— START —
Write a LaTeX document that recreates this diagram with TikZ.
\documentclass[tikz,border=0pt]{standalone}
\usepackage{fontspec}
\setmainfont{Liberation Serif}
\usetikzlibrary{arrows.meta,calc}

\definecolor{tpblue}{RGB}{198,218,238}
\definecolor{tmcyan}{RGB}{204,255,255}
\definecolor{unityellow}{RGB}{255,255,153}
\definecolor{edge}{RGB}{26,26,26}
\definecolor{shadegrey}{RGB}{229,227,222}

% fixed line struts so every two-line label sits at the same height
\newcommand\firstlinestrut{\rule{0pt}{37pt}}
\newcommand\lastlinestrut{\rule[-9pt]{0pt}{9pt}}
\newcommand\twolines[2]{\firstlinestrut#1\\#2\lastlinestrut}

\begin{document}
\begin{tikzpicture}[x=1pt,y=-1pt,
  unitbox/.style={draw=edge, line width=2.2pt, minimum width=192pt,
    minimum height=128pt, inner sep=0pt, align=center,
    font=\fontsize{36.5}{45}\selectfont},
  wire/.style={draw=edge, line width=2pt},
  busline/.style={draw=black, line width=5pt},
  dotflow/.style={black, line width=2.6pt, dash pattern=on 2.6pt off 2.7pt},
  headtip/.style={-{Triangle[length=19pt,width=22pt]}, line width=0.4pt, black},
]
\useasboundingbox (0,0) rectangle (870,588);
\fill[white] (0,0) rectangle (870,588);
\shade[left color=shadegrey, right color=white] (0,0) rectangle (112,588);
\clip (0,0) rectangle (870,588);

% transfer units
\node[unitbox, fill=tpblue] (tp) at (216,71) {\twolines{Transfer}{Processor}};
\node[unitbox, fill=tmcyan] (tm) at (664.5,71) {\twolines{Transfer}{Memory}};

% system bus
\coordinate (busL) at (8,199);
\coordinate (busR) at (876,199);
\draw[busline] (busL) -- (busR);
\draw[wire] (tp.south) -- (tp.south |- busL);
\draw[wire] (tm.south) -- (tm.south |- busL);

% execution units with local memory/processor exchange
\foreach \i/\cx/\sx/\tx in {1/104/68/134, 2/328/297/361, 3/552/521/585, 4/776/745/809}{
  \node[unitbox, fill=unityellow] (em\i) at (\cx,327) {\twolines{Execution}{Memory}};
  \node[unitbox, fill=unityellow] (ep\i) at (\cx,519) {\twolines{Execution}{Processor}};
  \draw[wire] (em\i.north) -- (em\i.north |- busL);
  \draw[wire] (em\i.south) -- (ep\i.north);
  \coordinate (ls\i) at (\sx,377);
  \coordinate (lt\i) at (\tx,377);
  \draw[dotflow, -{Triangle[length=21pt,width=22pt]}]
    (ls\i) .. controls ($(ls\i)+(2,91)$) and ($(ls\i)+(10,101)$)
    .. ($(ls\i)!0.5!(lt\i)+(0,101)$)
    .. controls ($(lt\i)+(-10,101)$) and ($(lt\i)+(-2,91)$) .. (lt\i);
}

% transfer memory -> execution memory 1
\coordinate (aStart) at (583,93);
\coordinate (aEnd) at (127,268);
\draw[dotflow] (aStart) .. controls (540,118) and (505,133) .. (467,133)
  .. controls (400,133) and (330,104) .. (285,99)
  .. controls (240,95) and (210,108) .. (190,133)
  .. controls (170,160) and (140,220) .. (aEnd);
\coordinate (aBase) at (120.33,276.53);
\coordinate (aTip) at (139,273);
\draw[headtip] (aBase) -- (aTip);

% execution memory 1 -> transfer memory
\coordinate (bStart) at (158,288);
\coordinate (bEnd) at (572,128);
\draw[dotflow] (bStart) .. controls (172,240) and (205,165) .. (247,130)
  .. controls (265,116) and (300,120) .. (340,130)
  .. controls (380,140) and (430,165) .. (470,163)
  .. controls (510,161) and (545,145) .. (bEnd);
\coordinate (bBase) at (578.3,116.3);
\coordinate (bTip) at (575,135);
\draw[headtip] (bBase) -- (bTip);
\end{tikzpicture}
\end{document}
— END —
◆ Exercise directions
Reproduce the material above without altering a single character.

◆ Output of the exercise
Write a LaTeX document that recreates this diagram with TikZ.
\documentclass[tikz,border=0pt]{standalone}
\usepackage{fontspec}
\setmainfont{Liberation Serif}
\usetikzlibrary{arrows.meta,calc}

\definecolor{tpblue}{RGB}{198,218,238}
\definecolor{tmcyan}{RGB}{204,255,255}
\definecolor{unityellow}{RGB}{255,255,153}
\definecolor{edge}{RGB}{26,26,26}
\definecolor{shadegrey}{RGB}{229,227,222}

% fixed line struts so every two-line label sits at the same height
\newcommand\firstlinestrut{\rule{0pt}{37pt}}
\newcommand\lastlinestrut{\rule[-9pt]{0pt}{9pt}}
\newcommand\twolines[2]{\firstlinestrut#1\\#2\lastlinestrut}

\begin{document}
\begin{tikzpicture}[x=1pt,y=-1pt,
  unitbox/.style={draw=edge, line width=2.2pt, minimum width=192pt,
    minimum height=128pt, inner sep=0pt, align=center,
    font=\fontsize{36.5}{45}\selectfont},
  wire/.style={draw=edge, line width=2pt},
  busline/.style={draw=black, line width=5pt},
  dotflow/.style={black, line width=2.6pt, dash pattern=on 2.6pt off 2.7pt},
  headtip/.style={-{Triangle[length=19pt,width=22pt]}, line width=0.4pt, black},
]
\useasboundingbox (0,0) rectangle (870,588);
\fill[white] (0,0) rectangle (870,588);
\shade[left color=shadegrey, right color=white] (0,0) rectangle (112,588);
\clip (0,0) rectangle (870,588);

% transfer units
\node[unitbox, fill=tpblue] (tp) at (216,71) {\twolines{Transfer}{Processor}};
\node[unitbox, fill=tmcyan] (tm) at (664.5,71) {\twolines{Transfer}{Memory}};

% system bus
\coordinate (busL) at (8,199);
\coordinate (busR) at (876,199);
\draw[busline] (busL) -- (busR);
\draw[wire] (tp.south) -- (tp.south |- busL);
\draw[wire] (tm.south) -- (tm.south |- busL);

% execution units with local memory/processor exchange
\foreach \i/\cx/\sx/\tx in {1/104/68/134, 2/328/297/361, 3/552/521/585, 4/776/745/809}{
  \node[unitbox, fill=unityellow] (em\i) at (\cx,327) {\twolines{Execution}{Memory}};
  \node[unitbox, fill=unityellow] (ep\i) at (\cx,519) {\twolines{Execution}{Processor}};
  \draw[wire] (em\i.north) -- (em\i.north |- busL);
  \draw[wire] (em\i.south) -- (ep\i.north);
  \coordinate (ls\i) at (\sx,377);
  \coordinate (lt\i) at (\tx,377);
  \draw[dotflow, -{Triangle[length=21pt,width=22pt]}]
    (ls\i) .. controls ($(ls\i)+(2,91)$) and ($(ls\i)+(10,101)$)
    .. ($(ls\i)!0.5!(lt\i)+(0,101)$)
    .. controls ($(lt\i)+(-10,101)$) and ($(lt\i)+(-2,91)$) .. (lt\i);
}

% transfer memory -> execution memory 1
\coordinate (aStart) at (583,93);
\coordinate (aEnd) at (127,268);
\draw[dotflow] (aStart) .. controls (540,118) and (505,133) .. (467,133)
  .. controls (400,133) and (330,104) .. (285,99)
  .. controls (240,95) and (210,108) .. (190,133)
  .. controls (170,160) and (140,220) .. (aEnd);
\coordinate (aBase) at (120.33,276.53);
\coordinate (aTip) at (139,273);
\draw[headtip] (aBase) -- (aTip);

% execution memory 1 -> transfer memory
\coordinate (bStart) at (158,288);
\coordinate (bEnd) at (572,128);
\draw[dotflow] (bStart) .. controls (172,240) and (205,165) .. (247,130)
  .. controls (265,116) and (300,120) .. (340,130)
  .. controls (380,140) and (430,165) .. (470,163)
  .. controls (510,161) and (545,145) .. (bEnd);
\coordinate (bBase) at (578.3,116.3);
\coordinate (bTip) at (575,135);
\draw[headtip] (bBase) -- (bTip);
\end{tikzpicture}
\end{document}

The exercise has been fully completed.